Os portugueses ganham menos, trabalham mais e correm riscos
mais elevados de despedimento.
Quem o diz? A CGTP? O PCP ou o Bloco de Esquerda? O “radical”
António Costa? Se o leitor respondeu de acordo com alguma destas óbvias
alternativas errou redondamente.
Quem o diz é a insuspeitíssima OCDE, entidade neoliberal por
essência e definição, concluindo assim que a vida dos portugueses está cada vez
pior.

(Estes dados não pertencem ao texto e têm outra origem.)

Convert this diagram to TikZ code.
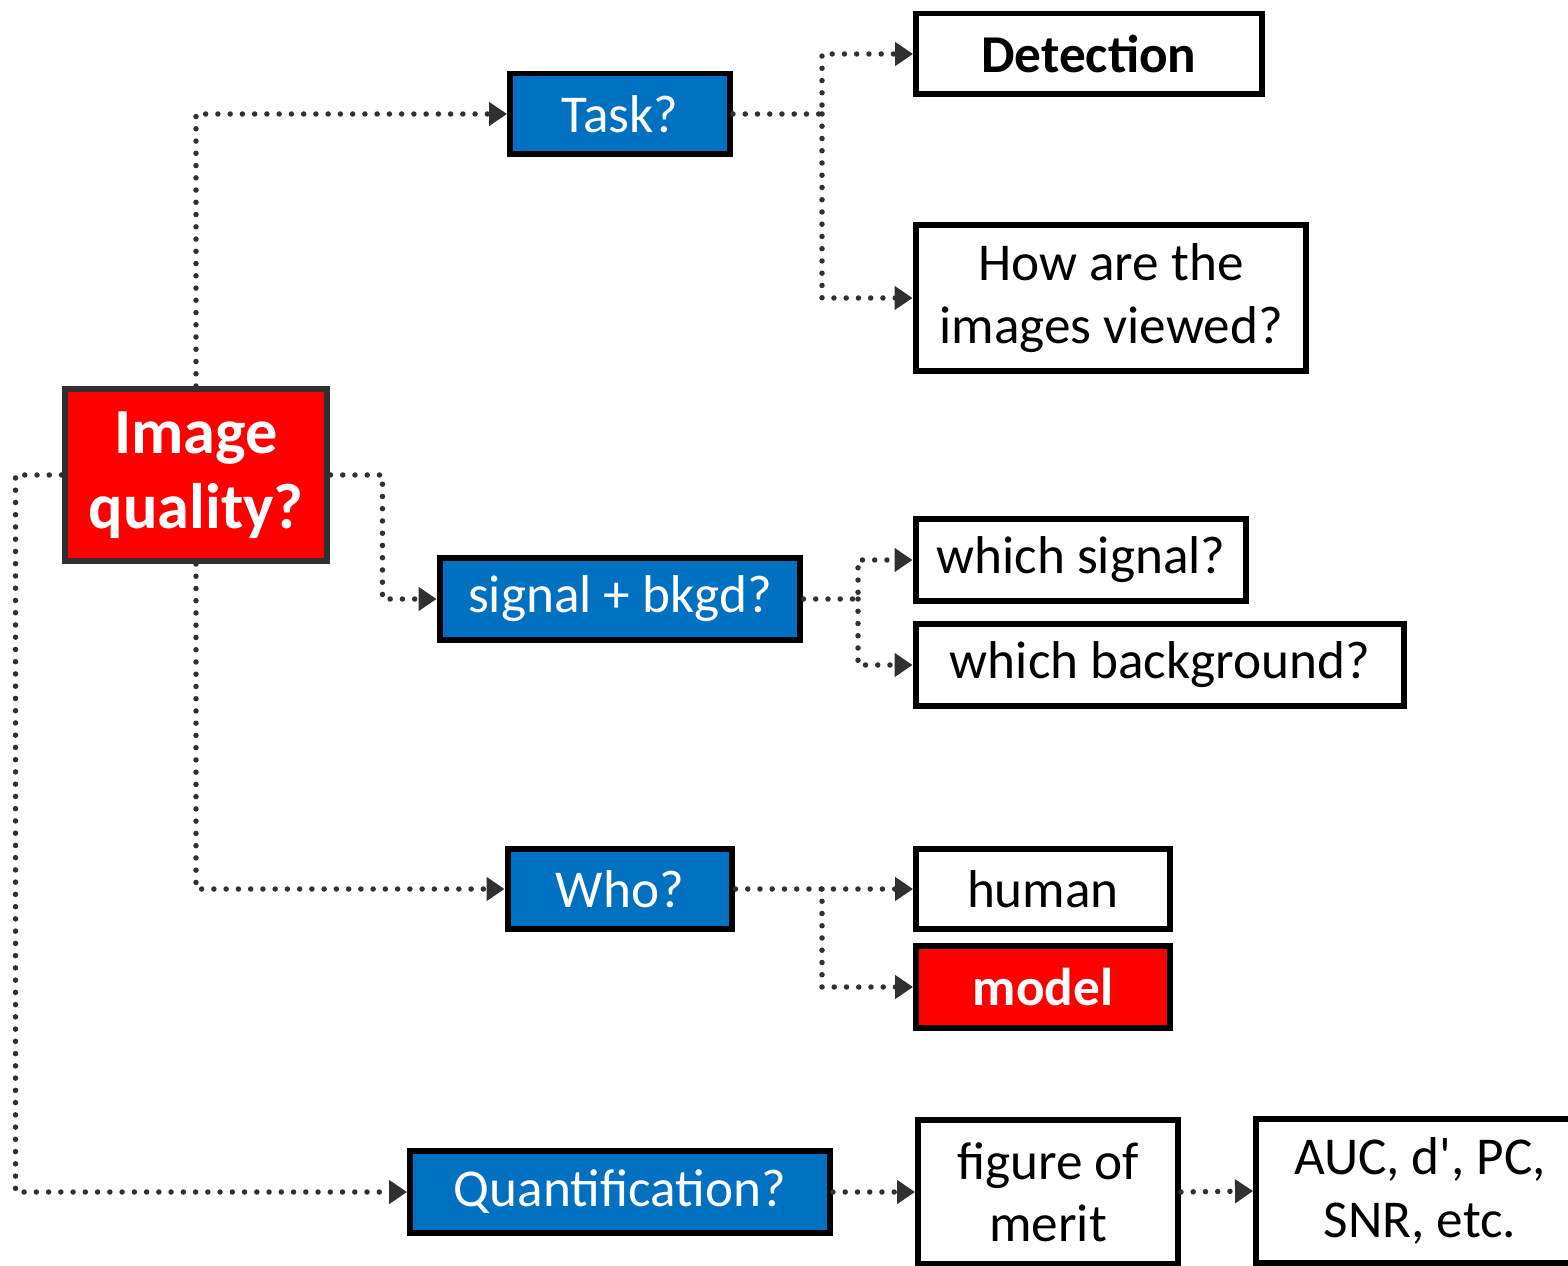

As motivações do desabafo só os próprios a conhecerão, mas agora que,
segundo a coligação que nos deixou neste lindo estado, as coisas iam tão bem,
esta conclusão parece traiçoeiramente combinada entre a dita OCDE e as
diligências de António Costa para fazer um governo contra a austeridade.
Ao mesmo tempo, imagine-se a amplitude da conspiração, a
Global Wealth Report, uma das várias entidades que avaliam a saúde das finanças
dos mais ricos do mundo, deduziu que Portugal tem menos milionários, mas mais
ricos.
Isto é, por um lado os portugueses ganham menos, trabalham
mais e vivem na corda bamba do desemprego; por outro, os milionários portugueses
são em menor número, helas!, mas estão mais ricos.
Surge então o ex-presidente da Comissão Europeia, um
indivíduo que devia estar a prestar contas ao Tribunal de Haia por crimes
contra a humanidade, e adverte os militantes do PS que nem se atrevam a permitir
um governo de aliança entre o seu partido e os partidos à esquerda, porque isso
irá trazer elevados custos aos portugueses. A quem? Aos que carregam o peso da
austeridade ou àqueles pobres milionários, coitados, que estão menos ricos,
quiçá até aos que estão mais ricos?
Depois das quedas na bolsa provocadas pela “instabilidade
política” conjugada com a “ameaça de um governo de esquerda”, depois das
insistências de Bruxelas para que o governo – em minoria – envie rapidamente o “projecto
de orçamento” do próximo ano, depois dos recados dos bancos segundo os quais,
como “motores da economia”, exigem uma célere e estável “solução política”,
depois das mensagens cifradas do rei de Boliqueime, faltavam-nos as ameaças
silvadas pelo ex-presidente da Comissão.
O homem nem hesitou em interromper o seu repouso sabático,
talvez correndo o risco de perder o telefonema capaz de o projectar para
novos e altíssimos voos, tão empenhado está em acudir aos portugueses assim
ameaçados de ganharem ainda menos, de trabalharem ainda mais, de alongarem a
interminável fila dos desempregados. Ele, o ex-presidente da Comissão Europeia
que não hesitou em fazer das mentiras guerra e assim provocar a perda de
milhões de vidas humanas – é verdade, a ordem de grandeza das vítimas mortais
das guerras por ele apoiadas já se avalia em milhões; ele, que depois do
desmantelamento do Iraque e da Líbia também tem as mãos sujas do sangue dos
sírios, pois sabe-se como a União Europeia contribuiu e contribui para esta tragédia;
ele, que está na origem da via-sacra dos refugiados a caminho da Europa e que,
enquanto presidente da Comissão, nada fez – antes pelo contrário – para que a
Europa tivesse uma política de imigração.
Dir-se-á: pois sim, o homem será isso tudo mas também é um
patriota. Ainda muito novinho, revolucionário em folha, impediu que os
portugueses tombassem nas mãos do tenebroso “social-fascismo”. Depois, como
primeiro-ministro de Portugal, foi o anfitrião ideal da tal cimeira dos grandes
democratas Bush, Aznar e Blair que iria levar a democracia a cada recanto do
Médio Oriente e só não o conseguiu devido às tramoias do “terrorismo”. A
seguir, já como presidente da Comissão Europeia, defendeu bravamente os
interesses dos portugueses enviando-lhes a troika, protegendo os agiotas que
lhes sugam os bens, colocando-se ao lado da benemérita Merkel, que só por um
triz não ganhou o Nobel da Paz, contribuindo para que aos seus concidadãos
fossem impostos tratados e outros artifícios austeritários, de modo a instaurar
a ordem nas benditas finanças públicas. É certo que a dívida continua a
crescer, os números fintam os discursos oficiais, mas há que dar tempo ao tempo
e espaço à minoria governamental.
Enfim, o homem que fez tudo o que esteve ao seu alcance para
que os portugueses ganhem menos, trabalhem mais, emigrem muito mais e vivam
cada vez mais à beira do desemprego é a voz segura e certa para advertir os
mesmos portugueses de que irão ganhar menos com um governo à esquerda. Ele sabe
do que fala; sobretudo, sabe como se conspira.